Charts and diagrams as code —
#####

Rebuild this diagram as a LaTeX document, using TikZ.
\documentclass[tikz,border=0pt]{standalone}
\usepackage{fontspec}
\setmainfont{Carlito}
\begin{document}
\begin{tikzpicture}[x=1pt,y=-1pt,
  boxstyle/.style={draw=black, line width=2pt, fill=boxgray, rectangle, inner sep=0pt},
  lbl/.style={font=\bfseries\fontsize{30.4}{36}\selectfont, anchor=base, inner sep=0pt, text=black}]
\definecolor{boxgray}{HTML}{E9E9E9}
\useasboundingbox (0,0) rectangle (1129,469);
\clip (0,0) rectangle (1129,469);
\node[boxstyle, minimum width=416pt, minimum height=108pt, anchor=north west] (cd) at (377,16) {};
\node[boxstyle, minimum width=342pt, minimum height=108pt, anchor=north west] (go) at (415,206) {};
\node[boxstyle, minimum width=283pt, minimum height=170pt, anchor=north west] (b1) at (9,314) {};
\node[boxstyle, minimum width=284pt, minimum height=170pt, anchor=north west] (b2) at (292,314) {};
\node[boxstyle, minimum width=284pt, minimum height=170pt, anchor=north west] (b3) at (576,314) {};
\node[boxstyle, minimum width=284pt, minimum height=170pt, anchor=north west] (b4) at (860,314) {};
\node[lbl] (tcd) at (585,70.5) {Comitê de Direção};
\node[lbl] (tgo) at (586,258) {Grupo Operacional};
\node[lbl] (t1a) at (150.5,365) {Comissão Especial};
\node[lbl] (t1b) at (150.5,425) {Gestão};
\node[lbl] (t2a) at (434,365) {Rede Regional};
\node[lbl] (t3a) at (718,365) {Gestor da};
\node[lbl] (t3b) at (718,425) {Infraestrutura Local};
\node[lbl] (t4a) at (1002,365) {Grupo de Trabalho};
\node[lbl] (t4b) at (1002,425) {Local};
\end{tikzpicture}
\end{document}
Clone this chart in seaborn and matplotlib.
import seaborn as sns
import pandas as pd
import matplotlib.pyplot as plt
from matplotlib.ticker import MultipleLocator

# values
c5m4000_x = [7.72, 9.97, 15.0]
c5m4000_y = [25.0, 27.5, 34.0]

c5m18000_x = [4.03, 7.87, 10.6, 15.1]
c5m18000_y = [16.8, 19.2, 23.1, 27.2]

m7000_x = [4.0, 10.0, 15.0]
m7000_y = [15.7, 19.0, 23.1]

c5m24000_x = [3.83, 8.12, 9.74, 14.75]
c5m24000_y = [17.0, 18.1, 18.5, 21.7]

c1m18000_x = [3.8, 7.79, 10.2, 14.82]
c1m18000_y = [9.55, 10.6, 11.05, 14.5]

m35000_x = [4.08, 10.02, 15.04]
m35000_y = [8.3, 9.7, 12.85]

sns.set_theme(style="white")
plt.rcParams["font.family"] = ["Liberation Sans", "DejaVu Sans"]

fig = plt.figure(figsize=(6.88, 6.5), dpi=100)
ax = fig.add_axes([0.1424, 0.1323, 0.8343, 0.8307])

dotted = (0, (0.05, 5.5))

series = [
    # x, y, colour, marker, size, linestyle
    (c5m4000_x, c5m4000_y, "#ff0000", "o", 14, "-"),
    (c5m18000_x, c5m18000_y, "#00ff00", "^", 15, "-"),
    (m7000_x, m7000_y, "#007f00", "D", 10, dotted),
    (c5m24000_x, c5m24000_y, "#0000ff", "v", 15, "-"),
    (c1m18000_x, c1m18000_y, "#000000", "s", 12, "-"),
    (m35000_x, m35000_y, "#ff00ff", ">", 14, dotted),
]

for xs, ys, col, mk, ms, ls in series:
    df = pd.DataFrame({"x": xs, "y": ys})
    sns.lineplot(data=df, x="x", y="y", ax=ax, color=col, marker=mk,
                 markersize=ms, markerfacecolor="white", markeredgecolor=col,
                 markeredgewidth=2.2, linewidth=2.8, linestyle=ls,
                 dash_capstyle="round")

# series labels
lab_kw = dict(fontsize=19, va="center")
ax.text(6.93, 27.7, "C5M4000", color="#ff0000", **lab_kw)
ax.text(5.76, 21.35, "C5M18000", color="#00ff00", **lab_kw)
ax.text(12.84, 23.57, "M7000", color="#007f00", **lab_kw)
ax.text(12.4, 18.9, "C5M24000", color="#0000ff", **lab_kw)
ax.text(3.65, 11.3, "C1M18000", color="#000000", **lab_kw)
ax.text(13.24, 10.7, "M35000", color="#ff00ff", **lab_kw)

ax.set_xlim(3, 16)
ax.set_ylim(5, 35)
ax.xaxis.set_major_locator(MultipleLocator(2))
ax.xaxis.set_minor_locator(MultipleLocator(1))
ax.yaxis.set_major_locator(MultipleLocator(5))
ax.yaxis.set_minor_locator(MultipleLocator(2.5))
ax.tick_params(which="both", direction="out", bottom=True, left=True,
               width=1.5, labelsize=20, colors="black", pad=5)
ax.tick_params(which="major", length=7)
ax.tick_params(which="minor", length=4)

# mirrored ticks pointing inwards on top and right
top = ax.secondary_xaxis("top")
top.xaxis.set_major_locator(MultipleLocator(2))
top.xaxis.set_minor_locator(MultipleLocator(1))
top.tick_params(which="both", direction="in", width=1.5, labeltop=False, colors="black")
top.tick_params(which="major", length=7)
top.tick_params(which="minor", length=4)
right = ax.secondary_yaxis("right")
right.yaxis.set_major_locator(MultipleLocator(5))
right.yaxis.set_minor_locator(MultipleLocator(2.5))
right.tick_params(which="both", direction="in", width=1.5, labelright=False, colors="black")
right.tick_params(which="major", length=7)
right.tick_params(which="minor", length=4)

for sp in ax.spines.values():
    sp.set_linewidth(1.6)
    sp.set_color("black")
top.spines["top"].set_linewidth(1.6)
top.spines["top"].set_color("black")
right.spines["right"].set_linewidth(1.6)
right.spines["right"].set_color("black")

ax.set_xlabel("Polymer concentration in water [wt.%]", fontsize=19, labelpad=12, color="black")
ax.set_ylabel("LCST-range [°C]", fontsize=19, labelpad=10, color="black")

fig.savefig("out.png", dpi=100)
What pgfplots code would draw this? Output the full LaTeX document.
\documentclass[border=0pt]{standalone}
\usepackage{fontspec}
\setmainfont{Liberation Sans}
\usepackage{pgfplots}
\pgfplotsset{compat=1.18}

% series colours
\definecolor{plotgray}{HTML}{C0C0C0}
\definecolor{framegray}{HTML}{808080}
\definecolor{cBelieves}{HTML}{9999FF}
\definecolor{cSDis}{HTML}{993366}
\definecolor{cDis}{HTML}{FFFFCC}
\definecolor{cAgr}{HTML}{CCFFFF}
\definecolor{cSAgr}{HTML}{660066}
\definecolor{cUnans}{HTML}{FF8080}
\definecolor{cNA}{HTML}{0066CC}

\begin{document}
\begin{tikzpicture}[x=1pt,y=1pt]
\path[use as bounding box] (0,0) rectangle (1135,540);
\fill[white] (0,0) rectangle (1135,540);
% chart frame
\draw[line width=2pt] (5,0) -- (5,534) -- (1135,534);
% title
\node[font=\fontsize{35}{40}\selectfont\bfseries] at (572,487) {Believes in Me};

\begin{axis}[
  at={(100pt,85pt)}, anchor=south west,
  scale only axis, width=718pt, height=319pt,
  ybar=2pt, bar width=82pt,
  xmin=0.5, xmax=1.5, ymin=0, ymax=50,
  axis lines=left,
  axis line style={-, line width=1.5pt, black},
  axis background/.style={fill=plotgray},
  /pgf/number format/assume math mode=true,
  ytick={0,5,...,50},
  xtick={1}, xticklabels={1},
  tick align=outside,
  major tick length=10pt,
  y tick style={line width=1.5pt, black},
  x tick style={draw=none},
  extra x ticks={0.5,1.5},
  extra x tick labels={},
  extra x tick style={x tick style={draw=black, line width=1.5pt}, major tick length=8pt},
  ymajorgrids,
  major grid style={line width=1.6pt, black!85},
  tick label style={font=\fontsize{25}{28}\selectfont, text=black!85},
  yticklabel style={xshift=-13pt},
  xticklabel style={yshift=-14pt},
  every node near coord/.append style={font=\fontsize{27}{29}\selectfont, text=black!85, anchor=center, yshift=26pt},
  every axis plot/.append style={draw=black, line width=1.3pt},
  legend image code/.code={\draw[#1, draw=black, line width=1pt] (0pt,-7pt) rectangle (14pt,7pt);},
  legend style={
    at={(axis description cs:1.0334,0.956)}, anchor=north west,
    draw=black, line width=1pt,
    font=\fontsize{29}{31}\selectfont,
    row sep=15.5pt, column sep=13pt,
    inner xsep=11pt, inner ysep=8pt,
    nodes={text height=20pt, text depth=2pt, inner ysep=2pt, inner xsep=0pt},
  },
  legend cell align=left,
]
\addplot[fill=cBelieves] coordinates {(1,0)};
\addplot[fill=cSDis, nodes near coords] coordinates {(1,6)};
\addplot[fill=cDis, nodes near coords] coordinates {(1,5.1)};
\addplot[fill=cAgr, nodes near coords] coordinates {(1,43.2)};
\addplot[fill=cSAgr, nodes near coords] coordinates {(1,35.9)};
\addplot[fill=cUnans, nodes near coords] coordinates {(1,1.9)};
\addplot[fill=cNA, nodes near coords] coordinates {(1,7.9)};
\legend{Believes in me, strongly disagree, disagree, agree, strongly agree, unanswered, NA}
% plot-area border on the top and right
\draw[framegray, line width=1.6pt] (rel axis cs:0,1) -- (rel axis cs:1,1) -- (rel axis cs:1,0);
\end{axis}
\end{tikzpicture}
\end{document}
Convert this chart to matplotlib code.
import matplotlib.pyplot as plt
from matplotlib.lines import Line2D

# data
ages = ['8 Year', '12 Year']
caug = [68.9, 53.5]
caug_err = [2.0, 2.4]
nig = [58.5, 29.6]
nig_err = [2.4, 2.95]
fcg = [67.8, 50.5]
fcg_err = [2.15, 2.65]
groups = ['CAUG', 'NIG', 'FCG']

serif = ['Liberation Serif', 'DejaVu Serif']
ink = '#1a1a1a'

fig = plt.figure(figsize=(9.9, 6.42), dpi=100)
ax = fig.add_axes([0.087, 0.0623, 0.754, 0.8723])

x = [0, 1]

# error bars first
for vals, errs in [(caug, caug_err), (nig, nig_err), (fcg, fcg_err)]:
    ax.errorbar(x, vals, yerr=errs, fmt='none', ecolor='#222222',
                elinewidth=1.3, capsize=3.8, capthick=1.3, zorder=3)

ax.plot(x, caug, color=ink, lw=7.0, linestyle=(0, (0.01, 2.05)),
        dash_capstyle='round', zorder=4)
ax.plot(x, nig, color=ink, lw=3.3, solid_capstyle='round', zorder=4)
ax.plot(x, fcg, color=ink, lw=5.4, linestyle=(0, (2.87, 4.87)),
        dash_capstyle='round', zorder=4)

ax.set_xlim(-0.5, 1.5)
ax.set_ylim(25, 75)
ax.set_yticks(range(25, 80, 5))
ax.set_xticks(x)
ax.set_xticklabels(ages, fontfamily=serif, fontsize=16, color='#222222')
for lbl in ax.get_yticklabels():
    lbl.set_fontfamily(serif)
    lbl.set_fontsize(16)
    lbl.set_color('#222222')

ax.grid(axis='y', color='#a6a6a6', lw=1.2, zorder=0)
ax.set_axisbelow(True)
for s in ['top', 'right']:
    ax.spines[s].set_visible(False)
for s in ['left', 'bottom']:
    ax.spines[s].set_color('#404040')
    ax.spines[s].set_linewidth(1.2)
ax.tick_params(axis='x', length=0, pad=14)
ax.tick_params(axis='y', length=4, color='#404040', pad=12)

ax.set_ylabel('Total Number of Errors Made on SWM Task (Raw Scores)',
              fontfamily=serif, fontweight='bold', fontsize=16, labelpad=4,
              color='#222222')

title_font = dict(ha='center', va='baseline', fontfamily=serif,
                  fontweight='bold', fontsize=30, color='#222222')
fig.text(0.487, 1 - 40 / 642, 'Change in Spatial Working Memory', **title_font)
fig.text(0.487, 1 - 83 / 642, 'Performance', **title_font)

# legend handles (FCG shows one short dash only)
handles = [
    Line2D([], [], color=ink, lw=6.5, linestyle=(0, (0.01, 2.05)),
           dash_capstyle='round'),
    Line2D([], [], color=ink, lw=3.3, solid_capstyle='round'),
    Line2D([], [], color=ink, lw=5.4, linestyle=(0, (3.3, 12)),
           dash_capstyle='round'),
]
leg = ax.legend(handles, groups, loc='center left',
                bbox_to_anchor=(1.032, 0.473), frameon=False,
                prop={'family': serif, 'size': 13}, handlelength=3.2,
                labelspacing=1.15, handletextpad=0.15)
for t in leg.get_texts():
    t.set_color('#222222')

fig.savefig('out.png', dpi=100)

#####

TASK DESCRIPTION — Among the entries above, find the line with "Clone this chart in seaborn and matplotlib." and the line with "c5m24000_y = [17.0, 18.1, 18.5, 21.7]"; give again exactly these two lines and all lines between them.

SOLUTION BELOW —
Clone this chart in seaborn and matplotlib.
import seaborn as sns
import pandas as pd
import matplotlib.pyplot as plt
from matplotlib.ticker import MultipleLocator

# values
c5m4000_x = [7.72, 9.97, 15.0]
c5m4000_y = [25.0, 27.5, 34.0]

c5m18000_x = [4.03, 7.87, 10.6, 15.1]
c5m18000_y = [16.8, 19.2, 23.1, 27.2]

m7000_x = [4.0, 10.0, 15.0]
m7000_y = [15.7, 19.0, 23.1]

c5m24000_x = [3.83, 8.12, 9.74, 14.75]
c5m24000_y = [17.0, 18.1, 18.5, 21.7]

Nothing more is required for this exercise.